Set task >> Reproduce the listing below from the line with "Write a web" to the line with "const outputTicks = [-5, 0, 5];", both lines included, character for character, minus any pictures.

Information provided >>
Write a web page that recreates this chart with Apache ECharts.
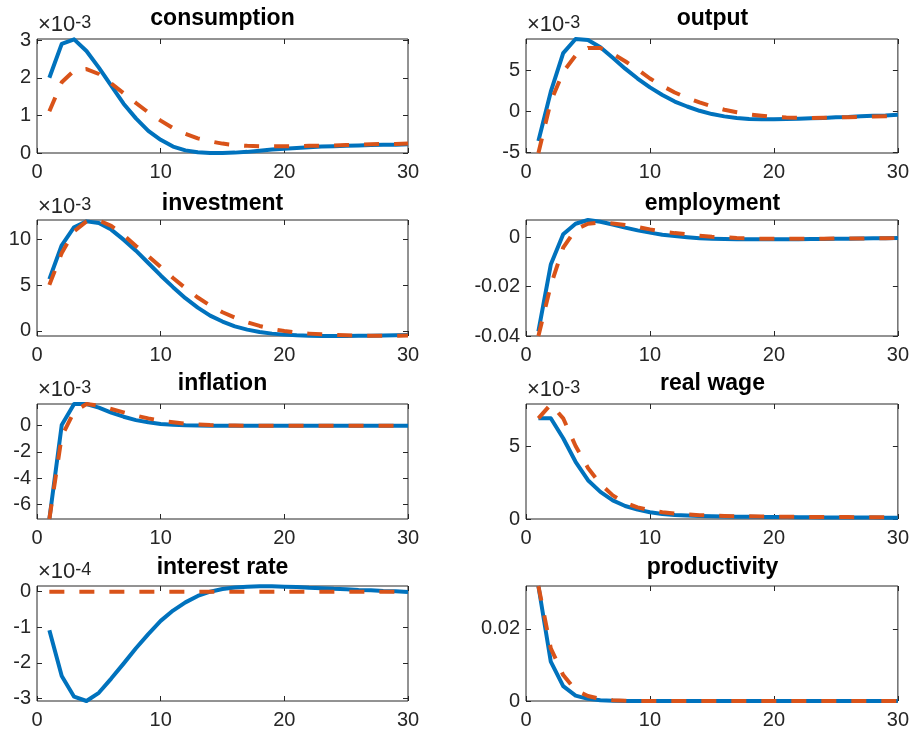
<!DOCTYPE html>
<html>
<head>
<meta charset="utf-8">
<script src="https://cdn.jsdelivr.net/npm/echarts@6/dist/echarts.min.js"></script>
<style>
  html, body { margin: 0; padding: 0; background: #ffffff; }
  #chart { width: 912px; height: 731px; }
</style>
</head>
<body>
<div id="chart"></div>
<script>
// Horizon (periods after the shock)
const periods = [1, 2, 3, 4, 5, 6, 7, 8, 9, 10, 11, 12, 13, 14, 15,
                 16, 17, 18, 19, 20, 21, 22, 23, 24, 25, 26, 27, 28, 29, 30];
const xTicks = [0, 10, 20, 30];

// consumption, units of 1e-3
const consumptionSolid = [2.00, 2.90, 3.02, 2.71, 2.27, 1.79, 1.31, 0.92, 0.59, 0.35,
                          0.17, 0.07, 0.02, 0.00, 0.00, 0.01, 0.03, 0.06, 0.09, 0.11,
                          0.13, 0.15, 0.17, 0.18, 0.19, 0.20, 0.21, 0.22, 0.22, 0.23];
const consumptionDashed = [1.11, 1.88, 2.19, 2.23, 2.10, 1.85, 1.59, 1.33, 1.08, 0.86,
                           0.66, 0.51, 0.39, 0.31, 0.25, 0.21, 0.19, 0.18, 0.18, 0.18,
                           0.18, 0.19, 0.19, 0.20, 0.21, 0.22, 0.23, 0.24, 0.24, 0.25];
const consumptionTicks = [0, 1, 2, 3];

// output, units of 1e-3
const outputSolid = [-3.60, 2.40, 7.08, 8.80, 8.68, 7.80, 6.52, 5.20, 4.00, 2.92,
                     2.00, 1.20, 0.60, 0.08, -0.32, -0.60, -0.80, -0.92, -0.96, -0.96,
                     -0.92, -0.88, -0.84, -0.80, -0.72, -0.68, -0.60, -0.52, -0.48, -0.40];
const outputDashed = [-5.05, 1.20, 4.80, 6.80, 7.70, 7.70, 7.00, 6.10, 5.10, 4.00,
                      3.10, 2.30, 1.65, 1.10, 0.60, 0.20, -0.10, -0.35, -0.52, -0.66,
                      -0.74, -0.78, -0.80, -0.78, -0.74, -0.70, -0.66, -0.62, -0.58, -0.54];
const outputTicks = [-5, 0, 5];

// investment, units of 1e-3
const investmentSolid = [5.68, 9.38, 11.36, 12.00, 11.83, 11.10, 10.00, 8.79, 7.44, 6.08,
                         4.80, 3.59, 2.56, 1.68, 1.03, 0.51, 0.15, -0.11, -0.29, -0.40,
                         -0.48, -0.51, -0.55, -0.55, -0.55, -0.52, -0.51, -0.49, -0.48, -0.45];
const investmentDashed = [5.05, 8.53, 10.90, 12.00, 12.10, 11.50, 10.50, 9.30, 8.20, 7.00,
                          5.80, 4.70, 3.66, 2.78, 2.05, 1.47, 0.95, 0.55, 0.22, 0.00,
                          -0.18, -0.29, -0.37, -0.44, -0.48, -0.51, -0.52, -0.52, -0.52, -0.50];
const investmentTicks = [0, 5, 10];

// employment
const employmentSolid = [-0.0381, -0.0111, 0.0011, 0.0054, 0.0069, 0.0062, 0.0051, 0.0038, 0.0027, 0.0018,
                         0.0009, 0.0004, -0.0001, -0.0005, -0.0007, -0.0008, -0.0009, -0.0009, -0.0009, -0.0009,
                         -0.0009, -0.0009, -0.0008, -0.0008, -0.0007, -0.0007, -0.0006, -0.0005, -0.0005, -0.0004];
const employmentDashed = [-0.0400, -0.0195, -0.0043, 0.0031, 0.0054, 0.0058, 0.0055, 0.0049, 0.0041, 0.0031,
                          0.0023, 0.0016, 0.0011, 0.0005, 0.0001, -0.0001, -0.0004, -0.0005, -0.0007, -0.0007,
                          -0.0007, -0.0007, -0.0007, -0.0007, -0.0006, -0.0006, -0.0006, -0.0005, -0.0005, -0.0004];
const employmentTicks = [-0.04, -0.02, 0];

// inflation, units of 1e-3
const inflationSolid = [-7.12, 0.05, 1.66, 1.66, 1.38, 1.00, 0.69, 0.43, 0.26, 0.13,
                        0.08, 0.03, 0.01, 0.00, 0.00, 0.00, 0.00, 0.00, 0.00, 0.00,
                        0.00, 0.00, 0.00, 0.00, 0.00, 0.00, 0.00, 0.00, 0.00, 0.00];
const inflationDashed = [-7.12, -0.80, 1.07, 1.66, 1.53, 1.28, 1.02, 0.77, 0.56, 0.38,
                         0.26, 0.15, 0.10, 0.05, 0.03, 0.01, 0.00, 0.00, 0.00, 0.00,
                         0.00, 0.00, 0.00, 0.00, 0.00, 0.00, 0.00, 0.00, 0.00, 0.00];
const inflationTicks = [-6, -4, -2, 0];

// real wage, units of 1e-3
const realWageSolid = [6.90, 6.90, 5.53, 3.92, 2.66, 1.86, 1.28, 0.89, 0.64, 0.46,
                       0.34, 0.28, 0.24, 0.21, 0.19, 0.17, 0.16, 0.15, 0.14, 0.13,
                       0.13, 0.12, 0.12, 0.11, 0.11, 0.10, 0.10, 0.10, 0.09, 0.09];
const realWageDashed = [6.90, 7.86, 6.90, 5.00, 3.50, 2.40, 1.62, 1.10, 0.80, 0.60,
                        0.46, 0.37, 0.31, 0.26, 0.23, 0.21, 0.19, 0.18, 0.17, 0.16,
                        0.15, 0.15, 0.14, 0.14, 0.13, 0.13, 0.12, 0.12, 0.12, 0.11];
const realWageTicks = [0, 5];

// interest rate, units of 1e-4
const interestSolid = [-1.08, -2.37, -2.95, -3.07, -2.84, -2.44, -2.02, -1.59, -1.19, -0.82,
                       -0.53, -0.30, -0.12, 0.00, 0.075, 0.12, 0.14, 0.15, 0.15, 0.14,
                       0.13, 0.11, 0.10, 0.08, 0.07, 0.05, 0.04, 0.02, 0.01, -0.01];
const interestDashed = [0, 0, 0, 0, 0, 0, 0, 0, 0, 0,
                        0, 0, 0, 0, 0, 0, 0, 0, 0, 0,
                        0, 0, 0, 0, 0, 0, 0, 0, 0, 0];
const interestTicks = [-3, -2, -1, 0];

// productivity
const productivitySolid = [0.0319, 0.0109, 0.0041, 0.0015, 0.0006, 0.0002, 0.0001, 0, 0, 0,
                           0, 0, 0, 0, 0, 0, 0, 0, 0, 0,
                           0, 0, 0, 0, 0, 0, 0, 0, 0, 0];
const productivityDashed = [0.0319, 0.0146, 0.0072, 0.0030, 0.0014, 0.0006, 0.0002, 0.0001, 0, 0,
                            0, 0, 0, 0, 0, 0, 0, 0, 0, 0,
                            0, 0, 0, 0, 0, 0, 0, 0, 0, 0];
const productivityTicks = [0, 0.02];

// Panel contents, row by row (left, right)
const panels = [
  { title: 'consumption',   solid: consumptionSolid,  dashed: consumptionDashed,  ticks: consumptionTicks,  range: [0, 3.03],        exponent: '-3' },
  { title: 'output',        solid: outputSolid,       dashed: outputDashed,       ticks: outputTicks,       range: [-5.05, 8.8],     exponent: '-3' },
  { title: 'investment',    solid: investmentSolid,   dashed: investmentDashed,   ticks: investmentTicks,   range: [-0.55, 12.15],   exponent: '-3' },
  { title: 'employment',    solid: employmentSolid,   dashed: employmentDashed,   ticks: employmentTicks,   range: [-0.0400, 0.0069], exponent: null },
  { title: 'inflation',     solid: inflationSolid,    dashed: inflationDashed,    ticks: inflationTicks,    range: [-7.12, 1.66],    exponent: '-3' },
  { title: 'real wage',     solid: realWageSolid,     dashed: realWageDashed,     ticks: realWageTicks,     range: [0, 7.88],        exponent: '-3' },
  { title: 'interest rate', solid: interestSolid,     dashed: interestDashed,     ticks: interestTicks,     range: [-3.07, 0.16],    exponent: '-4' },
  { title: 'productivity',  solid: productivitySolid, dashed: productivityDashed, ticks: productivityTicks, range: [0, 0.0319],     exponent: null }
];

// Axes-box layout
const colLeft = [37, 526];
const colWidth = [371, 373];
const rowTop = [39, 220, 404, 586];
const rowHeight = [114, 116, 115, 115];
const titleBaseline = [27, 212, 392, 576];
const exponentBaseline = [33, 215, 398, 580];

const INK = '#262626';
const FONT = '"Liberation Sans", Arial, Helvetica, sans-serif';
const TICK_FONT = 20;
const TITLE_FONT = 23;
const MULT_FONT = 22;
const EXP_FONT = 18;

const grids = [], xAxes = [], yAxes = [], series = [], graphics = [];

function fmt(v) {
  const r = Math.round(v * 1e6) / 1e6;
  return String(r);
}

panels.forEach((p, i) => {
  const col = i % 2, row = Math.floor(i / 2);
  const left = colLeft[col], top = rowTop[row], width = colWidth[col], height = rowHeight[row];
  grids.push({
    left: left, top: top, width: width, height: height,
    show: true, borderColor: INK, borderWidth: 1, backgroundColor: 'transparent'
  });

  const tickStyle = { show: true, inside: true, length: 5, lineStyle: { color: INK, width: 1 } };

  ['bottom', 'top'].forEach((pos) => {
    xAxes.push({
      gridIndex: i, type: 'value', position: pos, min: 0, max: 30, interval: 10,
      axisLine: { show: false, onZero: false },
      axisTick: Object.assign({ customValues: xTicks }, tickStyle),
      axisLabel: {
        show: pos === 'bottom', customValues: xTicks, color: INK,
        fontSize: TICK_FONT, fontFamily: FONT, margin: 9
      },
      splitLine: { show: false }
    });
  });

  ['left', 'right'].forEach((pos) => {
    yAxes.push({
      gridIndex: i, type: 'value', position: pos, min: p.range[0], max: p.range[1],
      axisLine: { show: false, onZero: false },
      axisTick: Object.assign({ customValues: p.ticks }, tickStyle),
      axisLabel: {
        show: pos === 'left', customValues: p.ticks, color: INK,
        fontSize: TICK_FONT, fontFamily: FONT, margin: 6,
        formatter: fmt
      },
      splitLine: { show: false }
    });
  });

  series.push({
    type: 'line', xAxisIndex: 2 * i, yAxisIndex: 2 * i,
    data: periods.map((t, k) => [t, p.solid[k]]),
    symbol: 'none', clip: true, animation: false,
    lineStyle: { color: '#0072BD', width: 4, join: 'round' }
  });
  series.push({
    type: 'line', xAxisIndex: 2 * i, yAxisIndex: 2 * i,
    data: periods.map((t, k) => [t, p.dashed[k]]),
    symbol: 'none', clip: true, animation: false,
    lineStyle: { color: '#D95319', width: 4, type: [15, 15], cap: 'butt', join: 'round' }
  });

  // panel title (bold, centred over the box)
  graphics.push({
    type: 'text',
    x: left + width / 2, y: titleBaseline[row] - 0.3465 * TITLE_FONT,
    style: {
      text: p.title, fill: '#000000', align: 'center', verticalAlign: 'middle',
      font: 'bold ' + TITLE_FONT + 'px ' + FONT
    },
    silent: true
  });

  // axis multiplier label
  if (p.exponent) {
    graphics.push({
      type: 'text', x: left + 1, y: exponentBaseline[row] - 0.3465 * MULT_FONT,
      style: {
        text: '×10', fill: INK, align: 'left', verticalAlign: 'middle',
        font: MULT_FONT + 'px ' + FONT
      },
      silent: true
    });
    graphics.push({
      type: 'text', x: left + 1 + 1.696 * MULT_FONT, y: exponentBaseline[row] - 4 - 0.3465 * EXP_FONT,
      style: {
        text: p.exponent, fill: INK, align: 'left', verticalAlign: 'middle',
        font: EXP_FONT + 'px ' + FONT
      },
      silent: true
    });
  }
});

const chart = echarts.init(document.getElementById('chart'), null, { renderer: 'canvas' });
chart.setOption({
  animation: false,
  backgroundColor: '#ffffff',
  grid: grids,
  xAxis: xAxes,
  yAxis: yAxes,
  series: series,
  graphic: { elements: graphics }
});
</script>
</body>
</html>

...

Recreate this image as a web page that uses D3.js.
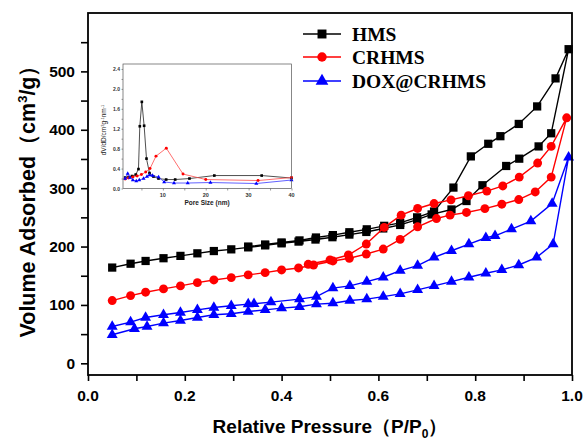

---

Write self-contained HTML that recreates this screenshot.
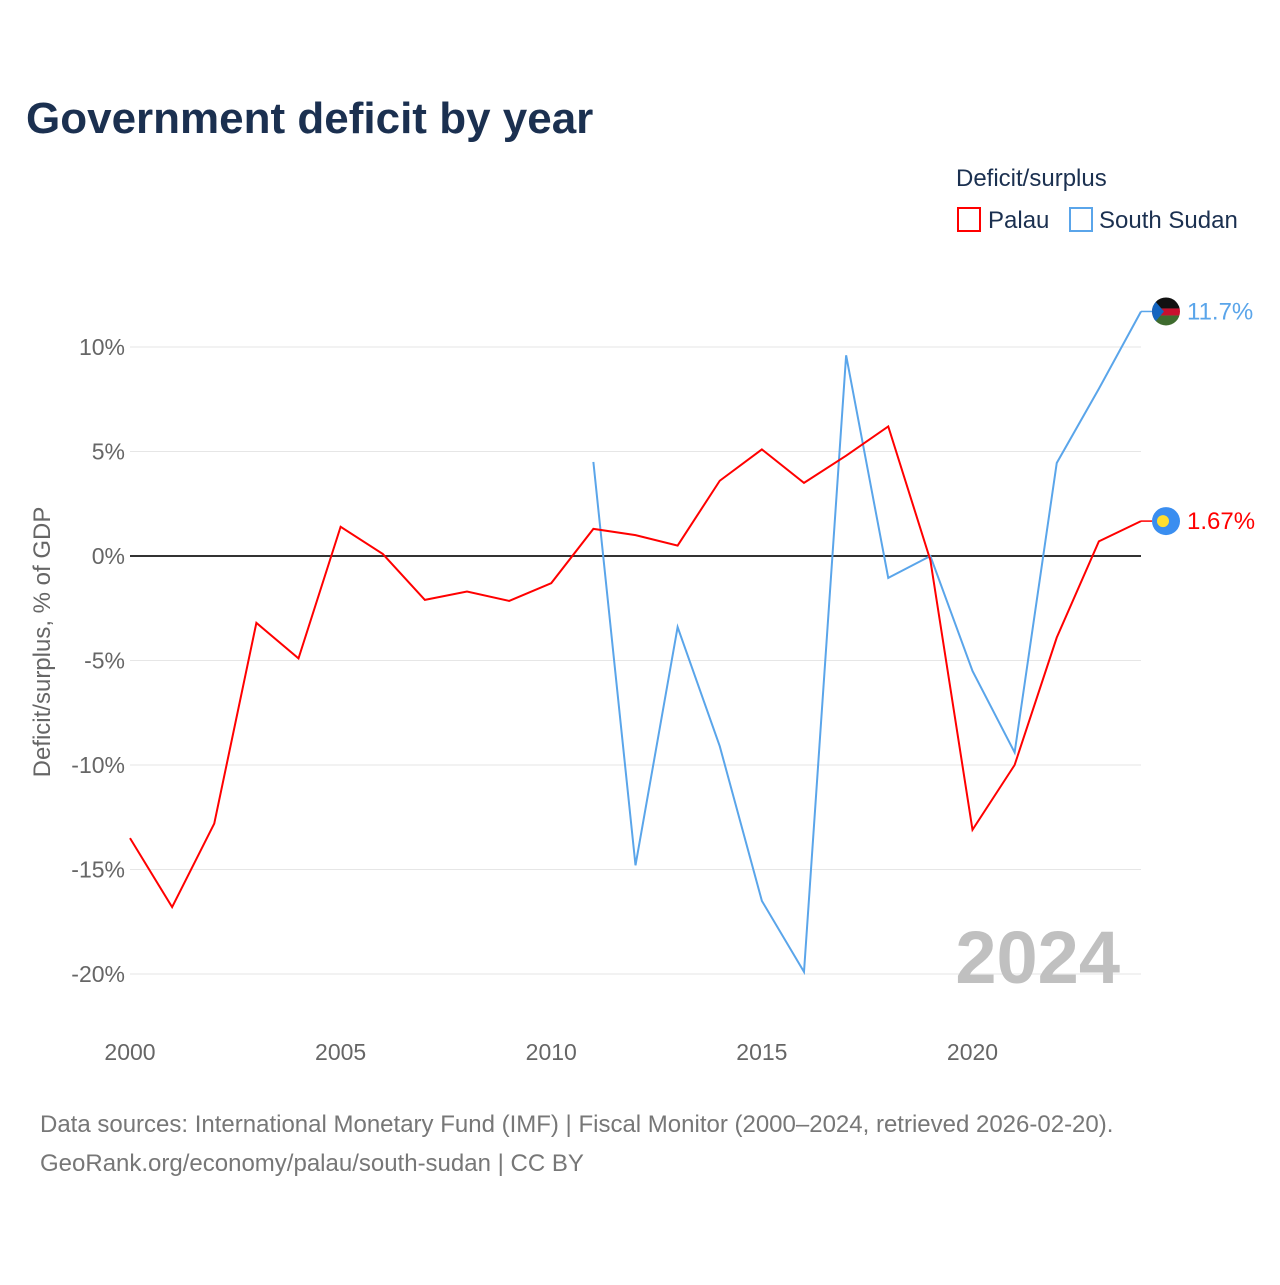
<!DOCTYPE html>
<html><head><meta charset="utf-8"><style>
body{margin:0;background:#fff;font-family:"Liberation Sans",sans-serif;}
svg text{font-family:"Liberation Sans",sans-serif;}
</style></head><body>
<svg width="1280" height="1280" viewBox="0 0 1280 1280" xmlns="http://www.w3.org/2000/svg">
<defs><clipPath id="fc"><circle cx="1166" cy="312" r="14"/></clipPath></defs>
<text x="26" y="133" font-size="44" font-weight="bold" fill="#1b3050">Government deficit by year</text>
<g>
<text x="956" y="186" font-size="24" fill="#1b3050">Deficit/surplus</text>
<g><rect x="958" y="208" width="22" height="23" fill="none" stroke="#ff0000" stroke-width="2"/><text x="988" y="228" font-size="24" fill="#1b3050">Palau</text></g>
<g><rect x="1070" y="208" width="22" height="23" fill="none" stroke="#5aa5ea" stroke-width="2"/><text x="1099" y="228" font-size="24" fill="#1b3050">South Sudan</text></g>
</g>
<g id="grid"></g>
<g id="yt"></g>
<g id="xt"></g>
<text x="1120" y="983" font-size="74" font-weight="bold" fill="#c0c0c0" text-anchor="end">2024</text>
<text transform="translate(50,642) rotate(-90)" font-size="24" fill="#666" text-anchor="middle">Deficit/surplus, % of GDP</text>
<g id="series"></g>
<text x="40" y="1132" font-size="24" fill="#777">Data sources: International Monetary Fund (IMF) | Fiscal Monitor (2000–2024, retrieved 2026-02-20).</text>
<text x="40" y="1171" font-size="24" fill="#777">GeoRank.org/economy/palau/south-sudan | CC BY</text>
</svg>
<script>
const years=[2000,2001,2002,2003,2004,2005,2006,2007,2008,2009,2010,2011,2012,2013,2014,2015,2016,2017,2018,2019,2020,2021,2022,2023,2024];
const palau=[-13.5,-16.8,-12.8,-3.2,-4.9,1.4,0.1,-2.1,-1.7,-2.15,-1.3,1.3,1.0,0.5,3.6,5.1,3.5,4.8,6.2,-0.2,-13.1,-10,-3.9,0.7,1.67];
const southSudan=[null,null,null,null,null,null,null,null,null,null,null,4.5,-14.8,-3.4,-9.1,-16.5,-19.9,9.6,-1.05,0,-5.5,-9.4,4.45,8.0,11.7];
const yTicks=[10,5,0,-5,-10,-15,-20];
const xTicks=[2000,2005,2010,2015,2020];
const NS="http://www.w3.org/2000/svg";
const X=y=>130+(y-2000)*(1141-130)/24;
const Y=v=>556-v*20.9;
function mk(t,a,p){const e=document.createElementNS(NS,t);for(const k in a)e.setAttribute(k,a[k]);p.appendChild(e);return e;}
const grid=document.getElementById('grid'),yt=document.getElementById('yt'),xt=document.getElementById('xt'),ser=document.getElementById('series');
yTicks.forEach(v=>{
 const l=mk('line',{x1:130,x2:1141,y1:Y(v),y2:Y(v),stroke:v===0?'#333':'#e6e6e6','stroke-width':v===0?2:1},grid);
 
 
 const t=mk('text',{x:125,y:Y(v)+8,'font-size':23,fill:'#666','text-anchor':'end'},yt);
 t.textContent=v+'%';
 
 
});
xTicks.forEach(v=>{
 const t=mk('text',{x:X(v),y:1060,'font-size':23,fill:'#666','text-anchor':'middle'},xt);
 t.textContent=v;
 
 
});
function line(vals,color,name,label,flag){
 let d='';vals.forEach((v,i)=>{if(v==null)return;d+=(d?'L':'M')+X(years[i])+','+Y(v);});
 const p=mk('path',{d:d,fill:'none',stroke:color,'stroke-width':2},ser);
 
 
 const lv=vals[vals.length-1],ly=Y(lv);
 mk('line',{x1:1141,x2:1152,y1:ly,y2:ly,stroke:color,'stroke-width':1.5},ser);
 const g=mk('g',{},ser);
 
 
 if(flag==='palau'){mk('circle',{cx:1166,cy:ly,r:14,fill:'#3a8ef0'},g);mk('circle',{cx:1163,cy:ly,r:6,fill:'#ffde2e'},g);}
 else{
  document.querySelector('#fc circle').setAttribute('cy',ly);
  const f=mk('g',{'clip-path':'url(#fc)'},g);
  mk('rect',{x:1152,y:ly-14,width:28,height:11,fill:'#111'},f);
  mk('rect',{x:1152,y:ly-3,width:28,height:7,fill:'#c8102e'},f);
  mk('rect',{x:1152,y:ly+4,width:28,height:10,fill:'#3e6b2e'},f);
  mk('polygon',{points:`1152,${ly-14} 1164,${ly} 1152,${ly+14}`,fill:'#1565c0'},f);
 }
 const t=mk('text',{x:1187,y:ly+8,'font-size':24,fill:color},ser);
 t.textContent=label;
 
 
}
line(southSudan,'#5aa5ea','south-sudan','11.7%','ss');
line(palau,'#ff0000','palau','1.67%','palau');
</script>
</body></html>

Written answer >>
Write a web page that recreates this chart with Apache ECharts.
<!DOCTYPE html>
<html>
<head>
<meta charset="utf-8">
<script src="https://cdn.jsdelivr.net/npm/echarts@6/dist/echarts.min.js"></script>
<style>
  html, body { margin: 0; padding: 0; background: #ffffff; }
  #chart { width: 912px; height: 731px; }
</style>
</head>
<body>
<div id="chart"></div>
<script>
// Horizon (periods after the shock)
const periods = [1, 2, 3, 4, 5, 6, 7, 8, 9, 10, 11, 12, 13, 14, 15,
                 16, 17, 18, 19, 20, 21, 22, 23, 24, 25, 26, 27, 28, 29, 30];
const xTicks = [0, 10, 20, 30];

// consumption, units of 1e-3
const consumptionSolid = [2.00, 2.90, 3.02, 2.71, 2.27, 1.79, 1.31, 0.92, 0.59, 0.35,
                          0.17, 0.07, 0.02, 0.00, 0.00, 0.01, 0.03, 0.06, 0.09, 0.11,
                          0.13, 0.15, 0.17, 0.18, 0.19, 0.20, 0.21, 0.22, 0.22, 0.23];
const consumptionDashed = [1.11, 1.88, 2.19, 2.23, 2.10, 1.85, 1.59, 1.33, 1.08, 0.86,
                           0.66, 0.51, 0.39, 0.31, 0.25, 0.21, 0.19, 0.18, 0.18, 0.18,
                           0.18, 0.19, 0.19, 0.20, 0.21, 0.22, 0.23, 0.24, 0.24, 0.25];
const consumptionTicks = [0, 1, 2, 3];

// output, units of 1e-3
const outputSolid = [-3.60, 2.40, 7.08, 8.80, 8.68, 7.80, 6.52, 5.20, 4.00, 2.92,
                     2.00, 1.20, 0.60, 0.08, -0.32, -0.60, -0.80, -0.92, -0.96, -0.96,
                     -0.92, -0.88, -0.84, -0.80, -0.72, -0.68, -0.60, -0.52, -0.48, -0.40];
const outputDashed = [-5.05, 1.20, 4.80, 6.80, 7.70, 7.70, 7.00, 6.10, 5.10, 4.00,
                      3.10, 2.30, 1.65, 1.10, 0.60, 0.20, -0.10, -0.35, -0.52, -0.66,
                      -0.74, -0.78, -0.80, -0.78, -0.74, -0.70, -0.66, -0.62, -0.58, -0.54];
const outputTicks = [-5, 0, 5];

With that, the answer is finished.